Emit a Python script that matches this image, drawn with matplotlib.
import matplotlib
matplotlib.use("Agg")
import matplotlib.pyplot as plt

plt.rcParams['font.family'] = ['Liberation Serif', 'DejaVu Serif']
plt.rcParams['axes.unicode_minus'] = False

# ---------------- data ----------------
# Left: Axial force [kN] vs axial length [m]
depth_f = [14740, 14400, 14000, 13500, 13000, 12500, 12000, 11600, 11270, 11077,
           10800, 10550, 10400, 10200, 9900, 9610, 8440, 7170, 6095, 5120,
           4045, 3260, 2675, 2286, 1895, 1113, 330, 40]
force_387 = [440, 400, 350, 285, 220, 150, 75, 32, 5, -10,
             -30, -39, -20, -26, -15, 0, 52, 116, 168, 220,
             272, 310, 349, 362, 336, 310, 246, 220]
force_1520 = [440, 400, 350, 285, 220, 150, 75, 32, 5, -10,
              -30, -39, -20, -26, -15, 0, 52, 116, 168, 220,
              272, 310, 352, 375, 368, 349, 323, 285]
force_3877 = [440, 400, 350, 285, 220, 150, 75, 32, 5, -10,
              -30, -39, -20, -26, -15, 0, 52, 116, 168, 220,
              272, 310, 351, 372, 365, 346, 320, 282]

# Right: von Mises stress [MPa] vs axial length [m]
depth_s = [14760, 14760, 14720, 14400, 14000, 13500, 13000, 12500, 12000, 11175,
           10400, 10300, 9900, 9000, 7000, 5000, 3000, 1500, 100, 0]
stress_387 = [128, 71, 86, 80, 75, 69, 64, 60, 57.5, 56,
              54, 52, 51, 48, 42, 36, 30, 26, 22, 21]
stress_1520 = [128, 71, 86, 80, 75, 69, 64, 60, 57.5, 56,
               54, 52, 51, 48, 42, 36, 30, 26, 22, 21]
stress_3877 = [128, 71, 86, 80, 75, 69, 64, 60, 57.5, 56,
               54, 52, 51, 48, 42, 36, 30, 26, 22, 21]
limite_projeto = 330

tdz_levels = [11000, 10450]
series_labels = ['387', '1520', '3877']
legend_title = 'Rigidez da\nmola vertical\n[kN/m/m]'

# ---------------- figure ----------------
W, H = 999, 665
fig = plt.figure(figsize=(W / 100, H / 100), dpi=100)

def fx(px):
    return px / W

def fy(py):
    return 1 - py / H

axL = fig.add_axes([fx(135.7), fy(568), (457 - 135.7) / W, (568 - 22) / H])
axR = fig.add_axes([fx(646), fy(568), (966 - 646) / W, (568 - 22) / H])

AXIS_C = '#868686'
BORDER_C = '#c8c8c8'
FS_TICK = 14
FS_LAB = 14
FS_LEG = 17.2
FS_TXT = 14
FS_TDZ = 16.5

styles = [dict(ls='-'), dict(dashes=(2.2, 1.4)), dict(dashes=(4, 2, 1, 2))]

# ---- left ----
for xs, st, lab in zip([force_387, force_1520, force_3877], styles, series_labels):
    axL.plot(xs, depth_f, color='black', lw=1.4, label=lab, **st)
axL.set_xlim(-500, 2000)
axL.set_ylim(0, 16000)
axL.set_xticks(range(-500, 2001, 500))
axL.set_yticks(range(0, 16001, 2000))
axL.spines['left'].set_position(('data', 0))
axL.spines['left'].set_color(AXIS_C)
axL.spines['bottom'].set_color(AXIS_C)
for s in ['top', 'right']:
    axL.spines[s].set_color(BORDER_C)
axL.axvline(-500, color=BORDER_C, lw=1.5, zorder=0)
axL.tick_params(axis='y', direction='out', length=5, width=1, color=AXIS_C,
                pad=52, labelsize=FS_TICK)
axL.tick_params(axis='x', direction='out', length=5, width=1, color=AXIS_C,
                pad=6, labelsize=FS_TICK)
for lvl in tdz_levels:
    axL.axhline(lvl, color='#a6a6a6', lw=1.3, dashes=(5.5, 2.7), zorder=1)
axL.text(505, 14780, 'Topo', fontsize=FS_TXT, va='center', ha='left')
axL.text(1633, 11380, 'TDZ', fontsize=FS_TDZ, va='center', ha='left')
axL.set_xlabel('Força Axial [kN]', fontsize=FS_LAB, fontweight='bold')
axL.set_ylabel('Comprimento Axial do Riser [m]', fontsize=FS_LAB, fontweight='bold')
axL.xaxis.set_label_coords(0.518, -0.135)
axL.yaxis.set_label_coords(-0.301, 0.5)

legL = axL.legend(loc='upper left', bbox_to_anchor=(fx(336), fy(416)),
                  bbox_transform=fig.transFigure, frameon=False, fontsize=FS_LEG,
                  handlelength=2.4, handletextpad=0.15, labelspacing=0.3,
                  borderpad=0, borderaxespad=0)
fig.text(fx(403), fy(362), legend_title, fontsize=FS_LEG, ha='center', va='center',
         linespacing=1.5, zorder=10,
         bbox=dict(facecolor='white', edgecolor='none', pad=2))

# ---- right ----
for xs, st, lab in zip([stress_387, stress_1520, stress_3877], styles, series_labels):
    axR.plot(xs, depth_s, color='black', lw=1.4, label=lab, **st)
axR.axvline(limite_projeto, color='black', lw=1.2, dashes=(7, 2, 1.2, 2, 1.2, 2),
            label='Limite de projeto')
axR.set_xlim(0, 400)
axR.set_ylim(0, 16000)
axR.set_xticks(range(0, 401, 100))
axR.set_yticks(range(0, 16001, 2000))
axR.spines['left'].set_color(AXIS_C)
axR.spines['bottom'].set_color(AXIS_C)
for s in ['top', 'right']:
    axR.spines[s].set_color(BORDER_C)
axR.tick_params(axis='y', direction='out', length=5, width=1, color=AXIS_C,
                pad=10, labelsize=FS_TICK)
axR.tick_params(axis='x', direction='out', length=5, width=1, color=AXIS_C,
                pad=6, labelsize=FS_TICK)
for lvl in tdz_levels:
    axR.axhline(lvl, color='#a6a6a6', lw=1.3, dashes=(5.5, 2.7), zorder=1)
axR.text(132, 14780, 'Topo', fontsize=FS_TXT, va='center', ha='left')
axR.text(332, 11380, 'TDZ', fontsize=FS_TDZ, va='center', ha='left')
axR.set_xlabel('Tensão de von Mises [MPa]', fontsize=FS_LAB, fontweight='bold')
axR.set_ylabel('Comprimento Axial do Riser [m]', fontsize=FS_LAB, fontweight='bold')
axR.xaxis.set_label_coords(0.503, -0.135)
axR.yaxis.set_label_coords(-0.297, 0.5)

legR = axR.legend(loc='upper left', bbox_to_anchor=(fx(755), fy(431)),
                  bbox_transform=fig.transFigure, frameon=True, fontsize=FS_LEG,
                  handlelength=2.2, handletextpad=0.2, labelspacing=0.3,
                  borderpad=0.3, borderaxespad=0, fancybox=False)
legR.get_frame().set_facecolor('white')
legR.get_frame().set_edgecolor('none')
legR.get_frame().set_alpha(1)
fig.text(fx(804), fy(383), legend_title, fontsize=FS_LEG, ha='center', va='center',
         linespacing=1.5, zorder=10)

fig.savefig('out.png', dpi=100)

*What you are asked to do*
Write out, exactly and with nothing else, the lines of the listing above from its first line through the line with "plt.rcParams['axes.unicode_minus'] = False".

*Exercise response*
Emit a Python script that matches this image, drawn with matplotlib.
import matplotlib
matplotlib.use("Agg")
import matplotlib.pyplot as plt

plt.rcParams['font.family'] = ['Liberation Serif', 'DejaVu Serif']
plt.rcParams['axes.unicode_minus'] = False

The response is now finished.